S. Hattori, S. O. Danielache, M. S. Johnson, J. A. Schmidt, H. G. Kjaergaard, S. Toyoda, Y. Ueno, N. Yoshida
ATMOSPHERIC CHEMISTRY AND PHYSICS 11(19) 10293-10303 2011年 査読有り
We report measurements of the ultraviolet absorption cross sections of (OCS)-S-32, (OCS)-S-33, (OCS)-S-34 and (OCS)-C-13 from 195 to 260 nm. The OCS isotopologues were synthesized from isotopically-enriched elemental sulfur by reaction with carbon monoxide. The measured cross section of (OCS)-S-32 is consistent with literature spectra recorded using natural abundance samples. Relative to the spectrum of the most abundant isotopologue, substitution of heavier rare isotopes has two effects. First, as predicted by the reflection principle, the Gaussian-based absorption envelope becomes slightly narrower and blue-shifted. Second, as predicted by Franck-Condon considerations, the weak vibrational structure is red-shifted. Sulfur isotopic fractionation constants ((33)epsilon, (34)epsilon) as a function of wavelength are not highly structured, and tend to be close to zero on average on the high energy side and negative on the low energy side. The integrated photolysis rate of each isotopologue at 20 km, the approximate altitude at which most OCS photolysis occurs, was calculated. Sulfur isotopic fractionation constants at 20 km altitude are (-3.7 +/- 4.5)parts per thousand and (1.1 +/- 4.2)parts per thousand for (33)epsilon and (34)epsilon, respectively, which is inconsistent with the previously estimated large fractionation of over 73 parts per thousand in (34)epsilon.

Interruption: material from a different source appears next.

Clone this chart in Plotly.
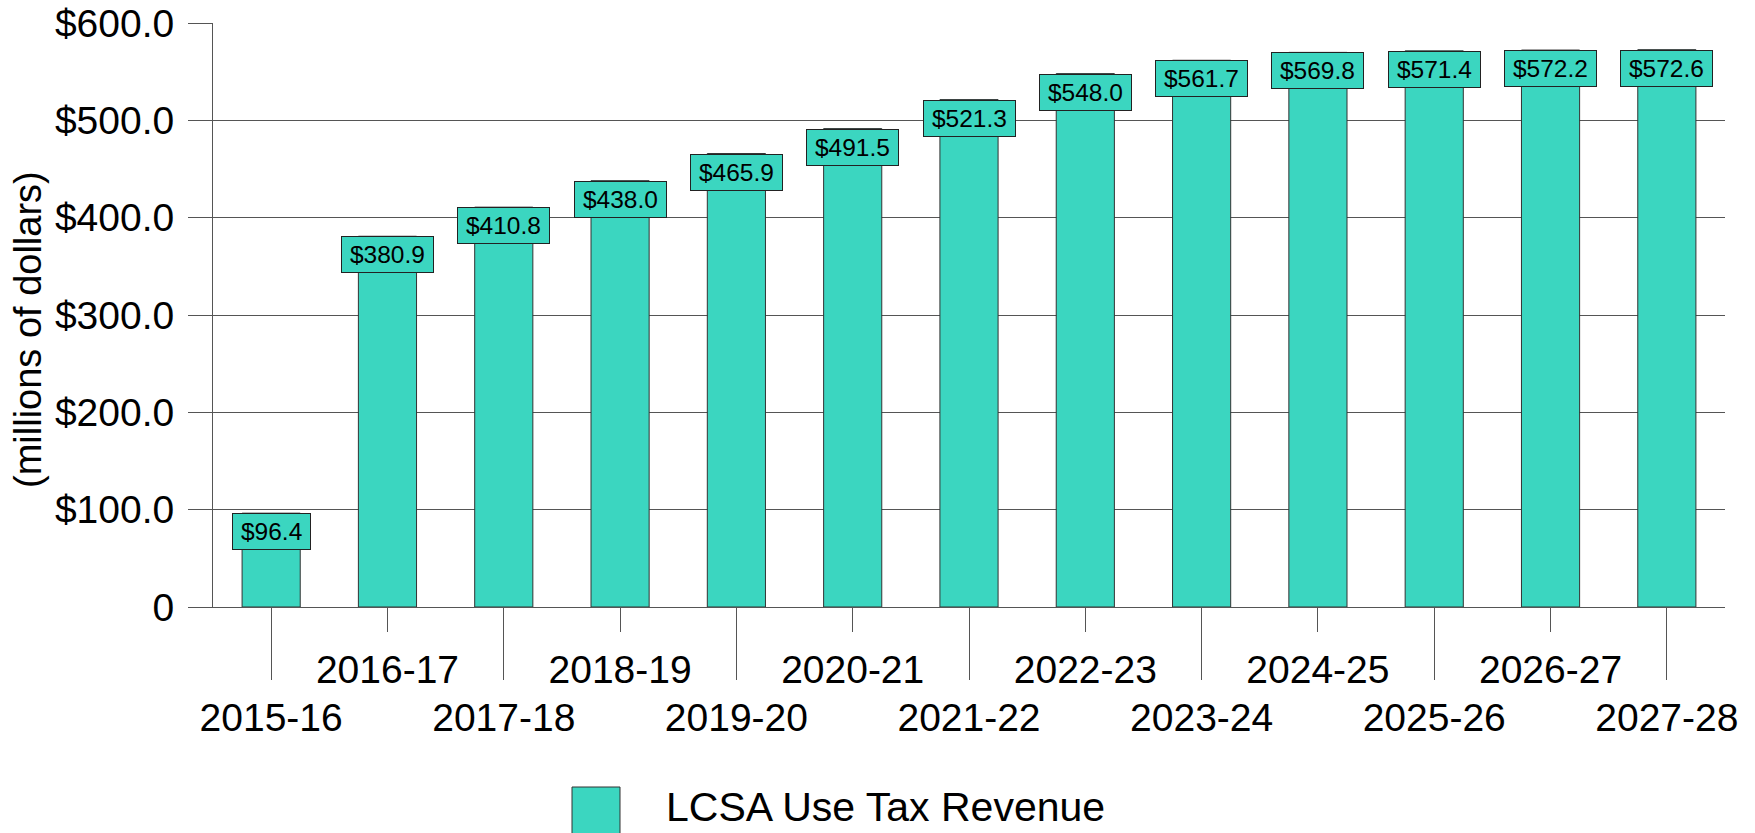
import plotly.graph_objects as go

categories = ["2015-16", "2016-17", "2017-18", "2018-19", "2019-20", "2020-21", "2021-22",
              "2022-23", "2023-24", "2024-25", "2025-26", "2026-27", "2027-28"]
revenue = [96.4, 380.9, 410.8, 438.0, 465.9, 491.5, 521.3, 548.0, 561.7, 569.8, 571.4, 572.2, 572.6]
y_ticks = [0, 100, 200, 300, 400, 500, 600]
y_tick_labels = ["0", "$100.0", "$200.0", "$300.0", "$400.0", "$500.0", "$600.0"]
series_name = "LCSA Use Tax Revenue"
y_title = "(millions of dollars)"

FONT = "Liberation Sans, Arial, sans-serif"
TEAL = "#3BD6C0"
GRID = "#555555"

W, H = 1755, 833
ML, MR, MT, MB = 213, 30, 23, 226
PW, PH = W - ML - MR, H - MT - MB

def px_x(p):
    return (p - ML) / PW

def px_y(p):
    return (H - MB - p) / PH

fig = go.Figure()
fig.add_trace(go.Bar(
    x=categories, y=revenue, name=series_name,
    marker=dict(color=TEAL, line=dict(color="#333333", width=1)),
    showlegend=False, hoverinfo="x+y",
))
# helper trace for second (alternating) x axis
fig.add_trace(go.Scatter(x=categories, y=revenue, xaxis="x2", mode="markers",
                         marker=dict(opacity=0), showlegend=False, hoverinfo="skip"))

even = categories[0::2]
odd = categories[1::2]

annotations = []
lab_font = 24.5
for c, v in zip(categories, revenue):
    t = f"${v:.1f}"
    n_digits = sum(ch.isdigit() for ch in t)
    tw = lab_font * (0.556 * (n_digits + 1) + 0.278) + 8
    annotations.append(dict(
        x=c, y=v, xref="x", yref="y", text=t, showarrow=False,
        yanchor="top", xanchor="center",
        font=dict(family=FONT, size=lab_font, color="#000000"),
        bgcolor=TEAL, bordercolor="#222222", borderwidth=1, borderpad=4,
        width=tw,
    ))

# y-axis title
annotations.append(dict(
    x=px_x(28), y=px_y(330), xref="paper", yref="paper", text=y_title,
    textangle=-90, showarrow=False, xanchor="center", yanchor="middle",
    font=dict(family=FONT, size=38, color="#000000"),
))
# manual legend
annotations.append(dict(
    x=px_x(664), y=px_y(832), xref="paper", yref="paper", text=series_name,
    showarrow=False, xanchor="left", yanchor="bottom",
    font=dict(family=FONT, size=41, color="#000000"),
))
shapes = [dict(type="rect", xref="paper", yref="paper",
               x0=px_x(572), x1=px_x(620), y0=px_y(787), y1=px_y(836),
               fillcolor=TEAL, line=dict(color="#333333", width=1))]

axis_common = dict(type="category", categoryorder="array", categoryarray=categories,
                   range=[-0.5, len(categories) - 0.5], showgrid=False,
                   ticks="outside", tickcolor=GRID, tickwidth=1,
                   tickfont=dict(family=FONT, size=39, color="#000000"),
                   tickmode="array")

fig.update_layout(
    width=W, height=H,
    margin=dict(l=ML, r=MR, t=MT, b=MB, autoexpand=False),
    paper_bgcolor="white", plot_bgcolor="white",
    bargap=0.5,
    showlegend=False,
    xaxis=dict(**axis_common, tickvals=even, ticktext=even, ticklen=72,
               showline=True, linecolor=GRID, linewidth=1, ticklabelstandoff=4),
    xaxis2=dict(**axis_common, tickvals=odd, ticktext=odd, ticklen=24,
                overlaying="x", side="bottom", matches="x", showline=False,
                ticklabelstandoff=4),
    yaxis=dict(range=[0, 600], tickmode="array", tickvals=y_ticks, ticktext=y_tick_labels,
               showgrid=True, gridcolor=GRID, gridwidth=1,
               zeroline=True, zerolinecolor=GRID, zerolinewidth=1,
               showline=True, linecolor=GRID, linewidth=1,
               ticks="outside", ticklen=24, tickcolor=GRID, tickwidth=1,
               ticklabelstandoff=6,
               tickfont=dict(family=FONT, size=39, color="#000000")),
    annotations=annotations,
    shapes=shapes,
)

fig.write_html("out.html")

This demonstrates that OCS photolysis does not produce sulfur isotopic fractionation of more than ca. 5 parts per thousand, suggesting OCS may indeed be a significant source of background stratospheric sulfate aerosols. Finally, the predicted isotopic fractionation constant for S-33 excess (E-33) in OCS photolysis is (-4.2 +/- 6.6)parts per thousand, and thus photolysis of OCS is not expected to be the source of the non-mass-dependent signature observed in modern and Archaean samples.